Beck noted that 80% of the UK’s annual defence exports are aerospace-related, and that the MoD’s goal is to maintain this performance.
“It needs to be compelling to fit our force design, and also attractive for export,” he said, referring to a future fighter. “We need that capacitance that exports create, to grow economies of scale for our sovereign defence industrial base, and to create that mass. Unless GCAP sells lots, we won’t have a defence industrial base that is geared and mechanised to do great power wars, so we can contribute into NATO with credibility. That becomes a compelling deterrence factor.”
Beck also pointed to the importance of the ECRS Mk2 active electronically scanned array (AESA) radar upgrade for part of the RAF’s fleet of Eurofighter Typhoons as enabling future capability.
“ECRS Mk2 is as important to Typhoon as it is to GCAP,” he said about the project, under which BAE Systems lead integration of the Leonardo UK-supplied AESA array onto 40 Tranche 3 Typhoons.

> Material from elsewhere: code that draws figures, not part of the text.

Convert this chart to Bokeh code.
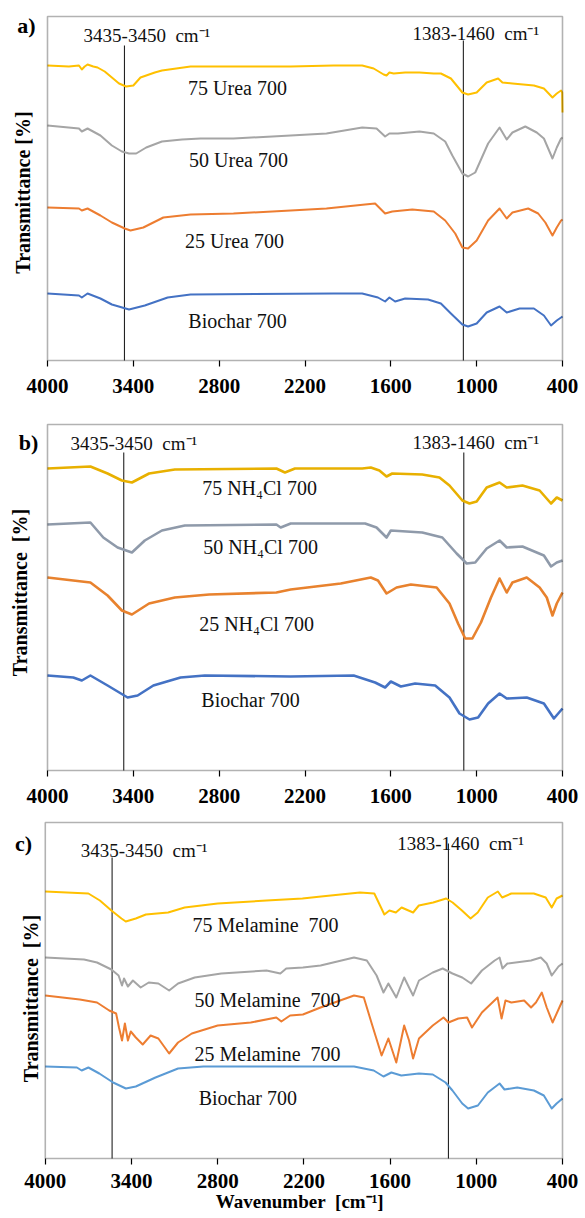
import math
from bokeh.plotting import figure
from bokeh.models import Range1d, FixedTicker, Label, BoxAnnotation
from bokeh.layouts import column
from bokeh.embed import file_html
from bokeh.resources import INLINE

FONT = "Liberation Serif"
x_ticks = [4000, 3400, 2800, 2200, 1600, 1000, 400]

# ---------------- Panel a : Urea ----------------
a_urea75_wn = [4000, 3850, 3780, 3760, 3740, 3720, 3680, 3650, 3600, 3550, 3500, 3450, 3400, 3350, 3250, 3200, 3100, 3000, 2600, 2300, 2000, 1800, 1720, 1650, 1630, 1610, 1580, 1500, 1400, 1300, 1250, 1180, 1100, 1060, 1000, 930, 850, 820, 750, 600, 530, 470, 440, 410, 402, 400]
a_urea75_t = [295, 294, 295, 291, 294, 296, 294, 293, 289, 283, 277, 274, 275, 283, 288, 290, 292, 294, 294, 294, 295, 295, 292, 286, 285, 288, 287, 288, 288, 287, 287, 282, 268, 266, 268, 278, 282, 278, 277, 275, 272, 263, 267, 270, 268, 248]

a_urea50_wn = [4000, 3780, 3760, 3720, 3630, 3550, 3480, 3430, 3380, 3310, 3200, 3060, 2930, 2700, 2300, 2050, 1800, 1700, 1640, 1610, 1550, 1400, 1300, 1220, 1170, 1100, 1060, 1010, 920, 840, 790, 750, 660, 580, 530, 470, 440, 410, 400]
a_urea50_t = [235, 232, 229, 232, 225, 215, 209, 207, 207, 213, 219, 221, 222, 222, 225, 227, 233, 232, 224, 227, 227, 229, 227, 219, 205, 187, 184, 188, 217, 233, 221, 228, 234, 228, 222, 202, 213, 222, 223]

a_urea25_wn = [4000, 3780, 3760, 3720, 3630, 3550, 3460, 3420, 3330, 3190, 3000, 2700, 2300, 2050, 1780, 1710, 1640, 1590, 1450, 1300, 1220, 1150, 1100, 1060, 1000, 920, 840, 790, 750, 640, 570, 520, 470, 440, 410, 400]
a_urea25_t = [153, 152, 150, 152, 145, 138, 132, 130, 133, 143, 146, 147, 150, 152, 156, 157, 147, 149, 151, 149, 140, 127, 113, 112, 120, 140, 152, 142, 148, 152, 147, 138, 125, 133, 140, 141]

a_bio_wn = [4000, 3780, 3760, 3720, 3630, 3550, 3430, 3320, 3160, 3000, 2000, 1800, 1690, 1640, 1610, 1570, 1500, 1340, 1250, 1180, 1100, 1060, 1000, 930, 840, 790, 700, 600, 530, 480, 440, 410, 400]
a_bio_t = [67, 65, 63, 67, 62, 56, 51, 55, 63, 66, 67, 67, 63, 59, 63, 59, 62, 61, 57, 47, 36, 34, 37, 48, 54, 48, 52, 52, 45, 35, 40, 43, 44]

# ---------------- Panel b : NH4Cl ----------------
b_nh75_wn = [4000, 3700, 3580, 3480, 3410, 3290, 3110, 2400, 2340, 2270, 1800, 1740, 1680, 1630, 1590, 1380, 1260, 1190, 1100, 1050, 1000, 930, 840, 790, 680, 560, 480, 440, 400]
b_nh75_t = [302, 304, 297, 290, 288, 297, 301, 302, 298, 302, 302, 303, 300, 294, 297, 296, 293, 285, 270, 267, 269, 283, 288, 283, 285, 280, 267, 273, 270]

b_nh50_wn = [4000, 3700, 3610, 3510, 3410, 3320, 3200, 3040, 2400, 2370, 2300, 1780, 1700, 1630, 1600, 1380, 1240, 1140, 1070, 1010, 930, 840, 790, 680, 530, 480, 440, 400]
b_nh50_t = [246, 248, 233, 223, 218, 230, 240, 245, 246, 243, 247, 247, 243, 233, 240, 238, 233, 217, 207, 208, 222, 230, 223, 224, 215, 204, 208, 210]

b_nh25_wn = [4000, 3700, 3580, 3480, 3410, 3290, 3110, 2870, 2400, 2300, 1950, 1740, 1690, 1630, 1560, 1460, 1280, 1190, 1130, 1080, 1030, 970, 900, 840, 790, 750, 650, 560, 510, 470, 440, 400]
b_nh25_t = [193, 188, 175, 160, 156, 167, 173, 176, 178, 181, 187, 193, 190, 177, 183, 186, 183, 167, 147, 132, 132, 148, 173, 192, 178, 188, 193, 183, 173, 155, 167, 178]

b_bio_wn = [4000, 3820, 3760, 3700, 3580, 3440, 3370, 3260, 3070, 2900, 2300, 1860, 1710, 1640, 1600, 1530, 1430, 1290, 1190, 1120, 1050, 990, 920, 840, 790, 650, 530, 460, 430, 400]
b_bio_t = [95, 93, 90, 95, 85, 73, 75, 85, 93, 95, 94, 95, 88, 83, 89, 84, 87, 85, 73, 57, 51, 53, 67, 77, 72, 73, 67, 52, 57, 62]

# ---------------- Panel c : Melamine ----------------
c_mel75_wn = [4000, 3700, 3620, 3540, 3470, 3440, 3370, 3300, 3145, 3030, 2800, 2460, 2210, 2080, 1810, 1710, 1670, 1640, 1605, 1560, 1520, 1440, 1400, 1300, 1210, 1165, 1100, 1040, 990, 920, 850, 820, 756, 600, 517, 475, 441, 400]
c_mel75_t = [267, 265, 258, 248, 240, 237, 240, 244, 246, 251, 255, 258, 260, 262, 266, 265, 253, 244, 248, 246, 251, 246, 253, 256, 260, 256, 248, 240, 246, 261, 267, 261, 265, 265, 261, 251, 260, 263]

c_mel50_wn = [4000, 3730, 3640, 3540, 3490, 3466, 3452, 3425, 3390, 3336, 3280, 3213, 3138, 3076, 2960, 2775, 2460, 2364, 2323, 2207, 2084, 1851, 1762, 1694, 1646, 1612, 1557, 1502, 1468, 1440, 1399, 1303, 1234, 1166, 1098, 1036, 961, 872, 838, 818, 784, 619, 551, 510, 475, 428, 400]
c_mel50_t = [201, 199, 196, 189, 183, 173, 180, 172, 178, 171, 176, 175, 168, 175, 181, 185, 188, 185, 190, 191, 193, 201, 198, 183, 166, 175, 161, 181, 171, 163, 178, 186, 190, 185, 181, 175, 188, 198, 201, 190, 195, 198, 201, 195, 183, 192, 195]

c_mel25_wn = [4000, 3760, 3640, 3555, 3507, 3487, 3466, 3446, 3425, 3405, 3370, 3322, 3267, 3213, 3138, 3076, 2980, 2800, 2570, 2392, 2357, 2296, 2207, 2084, 1851, 1783, 1728, 1659, 1612, 1557, 1502, 1468, 1440, 1399, 1303, 1228, 1194, 1125, 1064, 1030, 961, 852, 824, 797, 756, 667, 619, 585, 544, 510, 469, 400]
c_mel25_t = [163, 159, 156, 148, 145, 131, 118, 135, 118, 127, 121, 114, 123, 120, 105, 116, 125, 133, 136, 141, 137, 143, 144, 151, 163, 161, 135, 103, 120, 96, 133, 118, 100, 120, 133, 141, 136, 140, 141, 131, 146, 161, 140, 158, 156, 158, 151, 156, 166, 151, 136, 158]

c_bio_wn = [4000, 3780, 3747, 3700, 3624, 3528, 3439, 3370, 3233, 3076, 2900, 1851, 1714, 1646, 1591, 1522, 1399, 1303, 1214, 1166, 1098, 1057, 989, 920, 838, 804, 715, 599, 530, 475, 441, 400]
c_bio_t = [92, 91, 88, 91, 85, 76, 70, 72, 81, 90, 92, 92, 88, 82, 86, 83, 85, 84, 76, 68, 55, 50, 53, 66, 75, 69, 71, 68, 63, 50, 55, 60]

# band marker lines (wavenumber, top of line)
a_marker_wn = [3462, 1093]
a_marker_top = [315, 320]
b_marker_wn = [3467, 1090]
b_marker_top = [318, 318]
c_marker_wn = [3535, 1194]
c_marker_top = [301, 315]

band_labels = ["3435-3450\u00a0 cm\u207b\u00b9", "1383-1460\u00a0 cm\u207b\u00b9"]
y_title = "Transmittance [%]"
y_title_wide = "Transmittance\u00a0 [%]"
x_title = "\u00a0\u00a0\u00a0\u00a0\u00a0\u00a0Wavenumber\u00a0 [cm\u207b\u00b9]"

W = 585
PAD = 2


def make_panel(fig_h, box, frame_lr, tick_standoff, tag, tag_xy, ytitle, ytitle_xy,
               band_xy, markers, series, labels, lw, xlabel=None):
    bl, bt, br, bb = box            # plot box in figure pixels
    fl, fr = frame_lr               # frame extent in figure pixels
    xs = 3600.0 / (br - bl)
    fh = bb - bt
    p = figure(width=W, height=fig_h,
               x_range=Range1d(4000 + (bl - fl) * xs, 400 - (fr - br) * xs),
               y_range=Range1d(-PAD, fh + PAD),
               output_backend="svg", toolbar_location=None,
               min_border_left=fl, min_border_right=W - fr,
               min_border_top=bt - PAD, min_border_bottom=fig_h - bb - PAD)
    p.grid.visible = False
    p.outline_line_color = None
    p.yaxis.visible = False
    xa = p.xaxis[0]
    xa.ticker = FixedTicker(ticks=x_ticks)
    xa.axis_line_color = None
    xa.major_tick_out = 4
    xa.major_tick_in = PAD
    xa.minor_tick_out = 0
    xa.minor_tick_in = 0
    xa.major_tick_line_color = "black"
    xa.major_tick_line_width = 1.2
    xa.major_label_text_font = FONT
    xa.major_label_text_font_size = "21px"
    xa.major_label_text_font_style = "bold"
    xa.major_label_text_color = "black"
    xa.major_label_standoff = tick_standoff
    if xlabel:
        xa.axis_label = xlabel
        xa.axis_label_text_font = FONT
        xa.axis_label_text_font_size = "19px"
        xa.axis_label_text_font_style = "bold"
        xa.axis_label_text_color = "black"
        xa.axis_label_standoff = 0

    p.add_layout(BoxAnnotation(left=4000, right=400, bottom=0, top=fh, fill_color=None,
                               line_color="black", line_width=1.6))

    mwn, mtop = markers
    p.segment(x0=mwn, x1=mwn, y0=[0] * len(mwn), y1=mtop, line_color="#222222", line_width=1.1)

    for wn, t, col in series:
        p.line(wn, t, line_color=col, line_width=lw, line_join="round")

    for (x, y), txt in zip(band_xy, band_labels):
        p.add_layout(Label(x=x, y=y, text=txt, text_align="left", text_baseline="middle",
                           text_font=FONT, text_font_size="19px", text_color="#111111"))
    for (x, y, txt) in labels:
        p.add_layout(Label(x=x, y=y, text=txt, text_align="center", text_baseline="middle",
                           text_font=FONT, text_font_size="20px", text_color="#111111"))
    p.add_layout(Label(x=tag_xy[0], y=tag_xy[1], text=tag, text_align="center",
                       text_baseline="middle", text_font=FONT, text_font_size="22px",
                       text_font_style="bold", text_color="black"))
    p.add_layout(Label(x=ytitle_xy[0], y=ytitle_xy[1], text=ytitle, angle=math.pi / 2,
                       text_align="center", text_baseline="middle", text_font=FONT,
                       text_font_size="20px", text_font_style="bold", text_color="black"))
    return p


pa = make_panel(410, (47, 16, 562, 360), (6, 564), 12, "a)", (4147, 335),
                y_title, (4168, 168),
                [(3748, 325), (1449, 327)], (a_marker_wn, a_marker_top),
                [(a_urea75_wn, a_urea75_t, "#FFC000"), (a_urea50_wn, a_urea50_t, "#A5A5A5"),
                 (a_urea25_wn, a_urea25_t, "#ED7D31"), (a_bio_wn, a_bio_t, "#4472C4")],
                [(2672, 273, "75 Urea 700"), (2665, 201, "50 Urea 700"),
                 (2693, 120, "25 Urea 700"), (2672, 40, "Biochar 700")], 2.0)

pb = make_panel(402, (47, 14, 562, 360), (6, 564), 12, "b)", (4133, 328),
                y_title_wide, (4189, 178),
                [(3839, 327), (1449, 328)], (b_marker_wn, b_marker_top),
                [(b_nh75_wn, b_nh75_t, "#E8B000"), (b_nh50_wn, b_nh50_t, "#8F9AAA"),
                 (b_nh25_wn, b_nh25_t, "#E8822E"), (b_bio_wn, b_bio_t, "#4472C4")],
                [(2518, 283, "75 NH\u2084Cl 700"), (2511, 224, "50 NH\u2084Cl 700"),
                 (2539, 147, "25 NH\u2084Cl 700"), (2581, 71, "Biochar 700")], 2.6)

pc = make_panel(406, (43, 10, 563, 346), (4, 565), 9, "c)", (4151, 315),
                y_title_wide, (4096, 160),
                [(3754, 308), (1550, 315)], (c_marker_wn, c_marker_top),
                [(c_mel75_wn, c_mel75_t, "#FFC000"), (c_mel50_wn, c_mel50_t, "#A5A5A5"),
                 (c_mel25_wn, c_mel25_t, "#ED7D31"), (c_bio_wn, c_bio_t, "#5B9BD5")],
                [(2467, 234, "75 Melamine\u00a0 700"), (2453, 159, "50 Melamine\u00a0 700"),
                 (2453, 105, "25 Melamine\u00a0 700"), (2590, 61, "Biochar 700")], 2.0,
                xlabel=x_title)

layout = column(pa, pb, pc, spacing=0)
open("out.html", "w").write(file_html(layout, INLINE))
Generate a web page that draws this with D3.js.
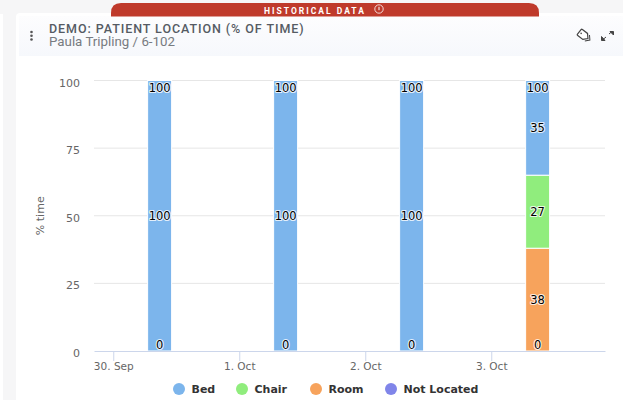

This will take the type to a so-called ‘Gen 4.5’ standard, and “means we are ready to deliver cutting-edge capability into GCAP”, he noted.
Although modest in size, the AESA-equipped Typhoon fleet forms part of a mix also including the UK’s Lockheed Martin F-35B Lightning IIs. “It’s more important to have a survivable platform than many [aircraft] that are less survivable,” Beck said. “Without ECRS Mk2 we are not going to have control of the air.”
With its combat air assets to work in combination with the RAF’s Boeing RC-135 Rivet Joint signals intelligence fleet and future Boeing E-7A Wedgetail airborne early warning and control and battle management platform, he said: “We are going to be able to shape the battlespace at ranges that the enemy can’t affect us.
The RAF will add Boeing’s E-7A Wedgetail to its fleet. Credit: Crown Copyright.
“From an air force perspective we have pretty much recapitalised our entire fleets,” Beck noted. "Air is in a strong position. We are a fifth-gen player, but discussing sixth-gen. We are focused on a 2035 datum: we are not focused on answering the question of 2023".
Other capabilities promoted at the show by the RAF included the service’s simulation-based training advances made via an effort named Gladiator.
“We recognise that the next war is in the synthetic environment,” Beck said. “Peacetime training has become ever more difficult because of satellite [surveillance] windows: there are techniques that we just don’t want to expose in the real environment.”
The RAF also showcased the Nexus command and control infrastructure, which Beck said was “at the centre of everything we demonstrated”.
“Nexus is an incredibly novel architecture that changes the way we send data,” he explained. “I, as a sender into the network, will fire metadata – small packets of what I have seen but that is not relevant to me – and if someone finds that of interest they can come and grab it. It also will take any product of any format and can patch them together and fuse them into a correlated track, and can even do internet scrapes to correlate those geographic positions.”
This capability protects data links and reduces bandwidth usage by only sending required information, according to Beck.
Nexus is scheduled to undergo a flight-test aboard an F-35 before the end of 2023, Beck said, which will in the future be integrated on all of the RAF’s widebody platforms. He noted that the system is the UK MoD’s intellectual property, and is also compatible with the US Air Force’s Advanced Battle Management System, US Army’s Convergence and US Navy’s Overmatch technologies.
“I took the entire capability strategy team [to the show], so all pillars of air power from now to the future: ISTAR, air mobility, control of the air and attack were there, and all the integration teams, so that they could invest into industry, so we could have a proper futures discussion,” Beck concluded.
“Our light blue [uniform] service personnel are not the be all and end all for the good ideas. We are challenging industry to come up with white papers, think pieces, or [to tell us] what do you think the future of warfare looks like? What do you think winning looks like, and what do we need to do to win? This was intended to be very much a two-way forum.”